──────── DATASET EXTRACT ────────

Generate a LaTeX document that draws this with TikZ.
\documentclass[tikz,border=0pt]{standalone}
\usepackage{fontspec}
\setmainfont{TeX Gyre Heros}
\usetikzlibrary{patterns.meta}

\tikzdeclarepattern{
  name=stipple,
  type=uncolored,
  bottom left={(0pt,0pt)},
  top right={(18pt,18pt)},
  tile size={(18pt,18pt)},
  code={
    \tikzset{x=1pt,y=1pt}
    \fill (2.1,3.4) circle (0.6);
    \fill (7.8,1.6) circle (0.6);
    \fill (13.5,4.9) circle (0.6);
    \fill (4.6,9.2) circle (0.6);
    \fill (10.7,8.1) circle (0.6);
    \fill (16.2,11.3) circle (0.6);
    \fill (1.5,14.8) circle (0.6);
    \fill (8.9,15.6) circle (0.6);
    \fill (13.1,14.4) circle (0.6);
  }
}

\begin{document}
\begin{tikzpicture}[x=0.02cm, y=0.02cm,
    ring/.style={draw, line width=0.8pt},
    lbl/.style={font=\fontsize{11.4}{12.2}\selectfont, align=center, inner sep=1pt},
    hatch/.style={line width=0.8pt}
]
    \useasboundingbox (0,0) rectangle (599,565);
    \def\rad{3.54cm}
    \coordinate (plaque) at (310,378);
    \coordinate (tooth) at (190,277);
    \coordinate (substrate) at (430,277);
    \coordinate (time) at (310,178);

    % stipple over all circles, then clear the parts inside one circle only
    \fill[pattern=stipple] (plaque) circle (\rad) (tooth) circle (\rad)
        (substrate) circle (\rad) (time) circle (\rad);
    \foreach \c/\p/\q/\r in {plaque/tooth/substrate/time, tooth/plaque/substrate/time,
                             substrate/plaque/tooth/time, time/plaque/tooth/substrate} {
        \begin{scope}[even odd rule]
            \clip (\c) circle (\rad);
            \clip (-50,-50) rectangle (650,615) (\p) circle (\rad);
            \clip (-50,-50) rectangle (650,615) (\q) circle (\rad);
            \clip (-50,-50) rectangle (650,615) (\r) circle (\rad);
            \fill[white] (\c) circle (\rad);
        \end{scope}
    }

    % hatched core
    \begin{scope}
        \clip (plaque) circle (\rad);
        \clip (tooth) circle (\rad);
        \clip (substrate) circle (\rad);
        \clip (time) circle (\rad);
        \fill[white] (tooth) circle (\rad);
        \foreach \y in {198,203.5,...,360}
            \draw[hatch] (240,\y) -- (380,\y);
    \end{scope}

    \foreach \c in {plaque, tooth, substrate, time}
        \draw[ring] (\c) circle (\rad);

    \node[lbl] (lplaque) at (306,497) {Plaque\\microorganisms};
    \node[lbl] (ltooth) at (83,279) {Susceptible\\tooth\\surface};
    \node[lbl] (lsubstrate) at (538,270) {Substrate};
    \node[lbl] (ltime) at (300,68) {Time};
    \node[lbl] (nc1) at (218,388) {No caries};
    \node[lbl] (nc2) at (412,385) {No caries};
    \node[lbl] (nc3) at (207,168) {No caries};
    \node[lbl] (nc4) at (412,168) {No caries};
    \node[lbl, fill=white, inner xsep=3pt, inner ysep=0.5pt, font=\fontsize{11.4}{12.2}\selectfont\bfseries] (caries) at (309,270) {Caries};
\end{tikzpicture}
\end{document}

────────
──────── DATASET EXTRACT ────────

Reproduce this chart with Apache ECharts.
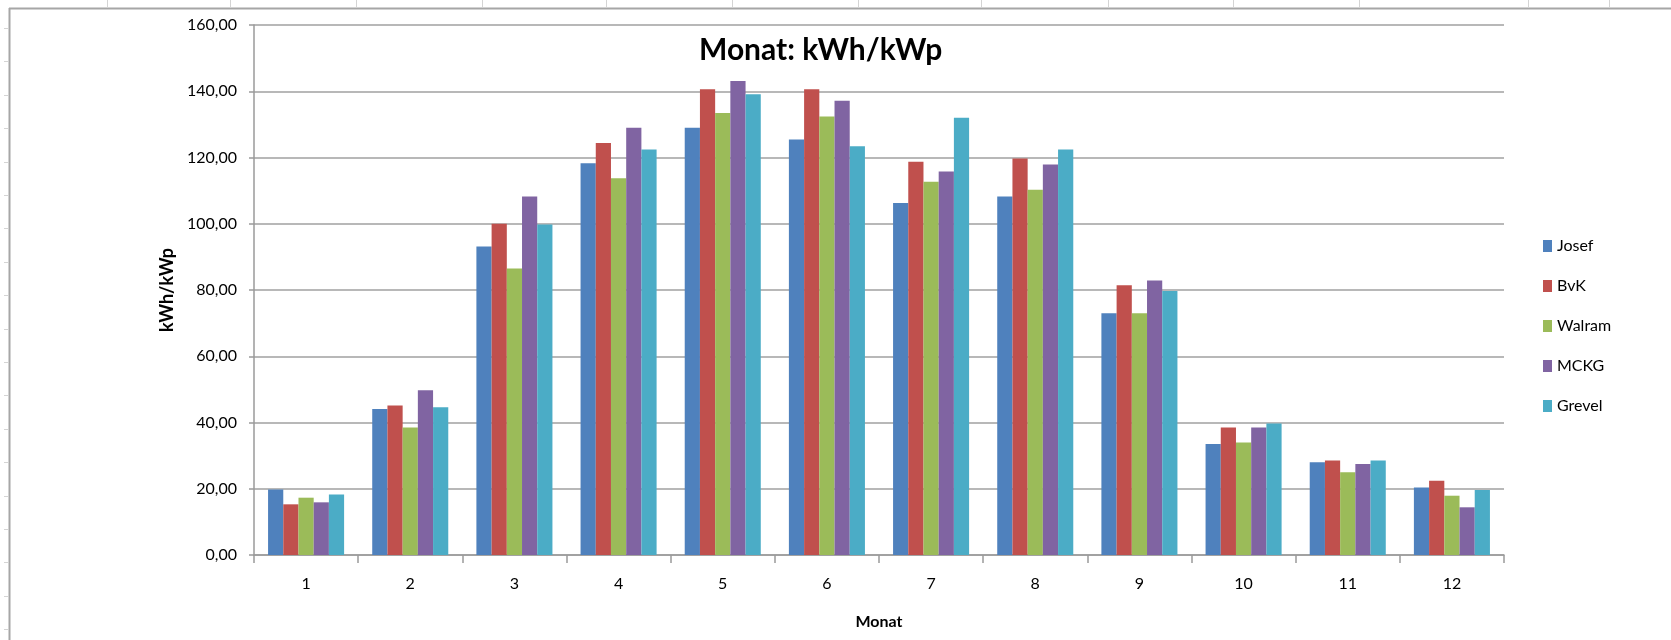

────────

OBJECTIVE:
Which lines above contain "this"? Show each of them.

TASK ANSWER:
Generate a LaTeX document that draws this with TikZ.
Reproduce this chart with Apache ECharts.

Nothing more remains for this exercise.